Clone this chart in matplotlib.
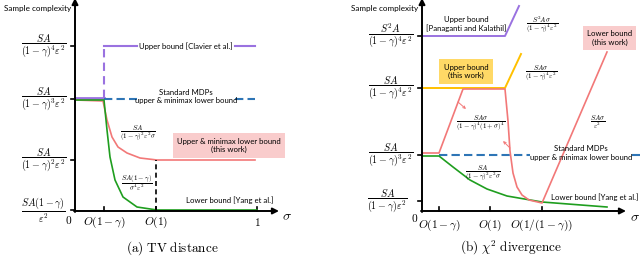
import matplotlib.pyplot as plt

plt.rcParams['mathtext.fontset'] = 'cm'
plt.rcParams['font.family'] = ['Lato', 'DejaVu Sans']

# colours (PowerPoint-like)
PURPLE = '#9a72e0'
BLUE = '#2e75b6'
GREEN = '#1f9e1f'
RED = '#f27878'
ORANGE = '#ffc000'
PINK_BOX = '#f9cccc'
YELLOW_BOX = '#ffd966'

# ---------------- (a) TV distance : schematic values (axis units) ----------------
tv_xticks = [29, 81, 182]
tv_xlabels = [r'$O(1-\gamma)$', r'$O(1)$', r'$1$']
tv_yticks = [165, 112, 51, 1]
tv_ylabels = [r'$\dfrac{SA}{(1-\gamma)^4\varepsilon^2}$',
              r'$\dfrac{SA}{(1-\gamma)^3\varepsilon^2}$',
              r'$\dfrac{SA}{(1-\gamma)^2\varepsilon^2}$',
              r'$\dfrac{SA(1-\gamma)}{\varepsilon^2}$']

tv_clavier_x = [0, 29]
tv_clavier_y = [113, 113]
tv_clavier_jump_y = [113, 165]
tv_clavier_top_x = [29, 62]
tv_clavier_tail_x = [160, 180]
tv_clavier_top_y = 165

tv_std_x = [29, 62]
tv_std_tail_x = [160, 180]
tv_std_y = 112

tv_green_x = [0, 29, 32, 35, 40, 48, 62, 82, 182]
tv_green_y = [111, 111, 81, 54, 31, 14, 4, 1, 1]

tv_red_x = [0, 28, 32, 37, 43, 52, 65, 82, 180]
tv_red_y = [111, 110, 91, 74, 64, 58, 53, 51, 51]

tv_vline_x = 81
tv_vline_y = [0, 51]

# ---------------- (b) chi^2 divergence : schematic values ----------------
chi_xticks = [17, 68, 120]
chi_xlabels = [r'$O(1-\gamma)$', r'$O(1)$', r'$O(1/(1-\gamma))$']
chi_yticks = [175, 123, 56, 10]
chi_ylabels = [r'$\dfrac{S^2A}{(1-\gamma)^4\varepsilon^2}$',
               r'$\dfrac{SA}{(1-\gamma)^4\varepsilon^2}$',
               r'$\dfrac{SA}{(1-\gamma)^3\varepsilon^2}$',
               r'$\dfrac{SA}{(1-\gamma)\varepsilon^2}$']

chi_purple_x = [0, 83, 97]
chi_purple_y = [175, 175, 205]
chi_orange_x = [0, 83, 99]
chi_orange_y = [123, 123, 157]
chi_red_x = [0, 17, 41, 83, 86, 88, 91, 95, 100, 107, 120, 185]
chi_red_y = [58, 58, 122, 122, 90, 60, 38, 24, 16, 11, 8, 159]
chi_green_x = [0, 17, 31, 48, 65, 85, 120, 185]
chi_green_y = [55, 55, 44, 31, 22, 15, 9, 4]
chi_std_x = [17, 108]
chi_std_tail_x = [210, 220]
chi_std_y = 56

fig = plt.figure(figsize=(6.4, 2.57), dpi=100)
axl = fig.add_axes([0, 0, 0.5, 1])
axr = fig.add_axes([0.5, 0, 0.5, 1])
axl.set_xlim(-75, 245)
axr.set_xlim(-102, 218)
for ax in (axl, axr):
    ax.set_ylim(-46, 211)
    ax.axis('off')

lw = 1.2
math_fs = 7.2
small_fs = 5.0
txt_fs = 5.6


def draw_axes(ax, xticks, xlabels, yticks, ylabels, xlab_y, zero_xy, sig_xy, caption, cap_x,
              last_label_x=-9):
    ax.annotate('', xy=(204, 0), xytext=(-1, 0), annotation_clip=False,
                arrowprops=dict(arrowstyle='-|>', color='black', lw=1.4,
                                mutation_scale=9, shrinkA=0, shrinkB=0))
    ax.annotate('', xy=(0, 213), xytext=(0, -1), annotation_clip=False,
                arrowprops=dict(arrowstyle='-|>', color='black', lw=1.4,
                                mutation_scale=9, shrinkA=0, shrinkB=0))
    for x, lab in zip(xticks, xlabels):
        ax.plot([x, x], [0, 4], color='black', lw=1.2)
        ax.text(x, xlab_y, lab, ha='center', va='center', fontsize=math_fs + 1)
    for i, (y, lab) in enumerate(zip(yticks, ylabels)):
        ax.plot([-4, 0], [y, y], color='black', lw=1.2)
        lx = last_label_x if i == len(yticks) - 1 else -9
        ax.text(lx, y, lab, ha='right', va='center', fontsize=math_fs)
    ax.text(zero_xy[0], zero_xy[1], r'$0$', ha='center', va='center', fontsize=math_fs + 1)
    ax.text(sig_xy[0], sig_xy[1], r'$\sigma$', ha='center', va='center', fontsize=10)
    ax.text(-4, 203, 'Sample complexity', ha='right', va='center', fontsize=txt_fs + 0.3)
    ax.text(cap_x, -37, caption, ha='center', va='center', fontsize=9.5)


draw_axes(axl, tv_xticks, tv_xlabels, tv_yticks, tv_ylabels, -11.5, (-6, -9), (212, -5),
          r'$\mathrm{(a)\ TV\ distance}$', 97)
draw_axes(axr, chi_xticks, chi_xlabels, chi_yticks, chi_ylabels, -14, (-7, -7), (213, -6),
          r'$\mathrm{(b)\ }\chi^2\mathrm{\ divergence}$', 89, last_label_x=-14)

# ---- left panel curves ----
axl.plot(tv_clavier_x, tv_clavier_y, color=PURPLE, lw=2)
axl.plot([tv_clavier_x[1]] * 2, tv_clavier_jump_y, color=PURPLE, lw=lw + 0.3, ls=(0, (4, 2.5)))
axl.plot(tv_clavier_top_x, [tv_clavier_top_y] * 2, color=PURPLE, lw=lw + 0.3)
axl.plot(tv_clavier_tail_x, [tv_clavier_top_y] * 2, color=PURPLE, lw=lw + 0.3)
axl.plot(tv_std_x, [tv_std_y] * 2, color=BLUE, lw=lw + 0.3, ls=(0, (4, 2)))
axl.plot(tv_std_tail_x, [tv_std_y] * 2, color=BLUE, lw=lw + 0.3, ls=(0, (4, 2)))
axl.plot(tv_red_x, tv_red_y, color=RED, lw=lw)
axl.plot(tv_green_x, tv_green_y, color=GREEN, lw=lw)
axl.plot([tv_vline_x] * 2, tv_vline_y, color='black', lw=1.2, ls=(0, (3, 2)))

axl.text(111, 165, 'Upper bound [Clavier et al.]', ha='center', va='center', fontsize=txt_fs)
axl.text(111, 114.5, 'Standard MDPs\nupper & minimax lower bound', ha='center', va='center',
         fontsize=txt_fs, linespacing=1.3)
axl.text(63, 78, r'$\dfrac{SA}{(1-\gamma)^2\varepsilon^2\sigma}$', ha='center', va='center',
         fontsize=small_fs)
axl.text(62, 28, r'$\dfrac{SA(1-\gamma)}{\sigma^4\varepsilon^2}$', ha='center', va='center',
         fontsize=small_fs)
axl.text(154, 65.5, 'Upper & minimax lower bound\n(this work)', ha='center', va='center',
         fontsize=txt_fs, linespacing=1.3,
         bbox=dict(boxstyle='square,pad=0.55', fc=PINK_BOX, ec='none'))
axl.text(155, 11, 'Lower bound [Yang et al.]', ha='center', va='center', fontsize=txt_fs)

# ---- right panel curves ----
axr.plot(chi_purple_x, chi_purple_y, color=PURPLE, lw=lw + 0.2)
axr.plot(chi_orange_x, chi_orange_y, color=ORANGE, lw=lw + 0.2)
axr.plot(chi_std_x, [chi_std_y] * 2, color=BLUE, lw=lw + 0.3, ls=(0, (4, 2)))
axr.plot(chi_std_tail_x, [chi_std_y] * 2, color=BLUE, lw=lw + 0.3, ls=(0, (4, 2)), clip_on=False)
axr.plot(chi_green_x, chi_green_y, color=GREEN, lw=lw)
axr.plot(chi_red_x, chi_red_y, color=RED, lw=lw)

axr.text(44, 187, 'Upper bound\n[Panaganti and Kalathil]', ha='center', va='center',
         fontsize=txt_fs, linespacing=1.3)
axr.text(120, 186, r'$\dfrac{S^2A\sigma}{(1-\gamma)^4\varepsilon^2}$', ha='center', va='center',
         fontsize=small_fs)
axr.text(44, 139.5, 'Upper bound\n(this work)', ha='center', va='center', fontsize=txt_fs,
         linespacing=1.3, bbox=dict(boxstyle='square,pad=0.55', fc=YELLOW_BOX, ec='none'))
axr.text(119, 138, r'$\dfrac{SA\sigma}{(1-\gamma)^4\varepsilon^2}$', ha='center', va='center',
         fontsize=small_fs)
axr.text(187.5, 173, 'Lower bound\n(this work)', ha='center', va='center', fontsize=txt_fs,
         linespacing=1.3, bbox=dict(boxstyle='square,pad=0.55', fc=PINK_BOX, ec='none'))
axr.text(59, 88, r'$\dfrac{SA\sigma}{(1-\gamma)^4(1+\sigma)^4}$', ha='center', va='center',
         fontsize=small_fs)
axr.text(176, 89, r'$\dfrac{SA\sigma}{\varepsilon^2}$', ha='center', va='center', fontsize=small_fs)
axr.text(159, 58, 'Standard MDPs\nupper & minimax lower bound', ha='center', va='center',
         fontsize=txt_fs, linespacing=1.3)
axr.text(61, 38, r'$\dfrac{SA}{(1-\gamma)^2\varepsilon^2\sigma}$', ha='center', va='center',
         fontsize=small_fs)
axr.text(173, 14, 'Lower bound [Yang et al.]', ha='center', va='center', fontsize=txt_fs)

for start, end in [((36, 109), (44, 102)), ((88, 63), (81, 70))]:
    axr.annotate('', xy=end, xytext=start,
                 arrowprops=dict(arrowstyle='->', color=RED, lw=0.7, mutation_scale=4,
                                 shrinkA=0, shrinkB=0))

fig.savefig('out.png', dpi=100)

» Exercise prompt:
Return, unchanged, the lines from the first line of the material through the line that holds "YELLOW_BOX = '#ffd966'", inclusive, omitting pictures.

» Written response:
Clone this chart in matplotlib.
import matplotlib.pyplot as plt

plt.rcParams['mathtext.fontset'] = 'cm'
plt.rcParams['font.family'] = ['Lato', 'DejaVu Sans']

# colours (PowerPoint-like)
PURPLE = '#9a72e0'
BLUE = '#2e75b6'
GREEN = '#1f9e1f'
RED = '#f27878'
ORANGE = '#ffc000'
PINK_BOX = '#f9cccc'
YELLOW_BOX = '#ffd966'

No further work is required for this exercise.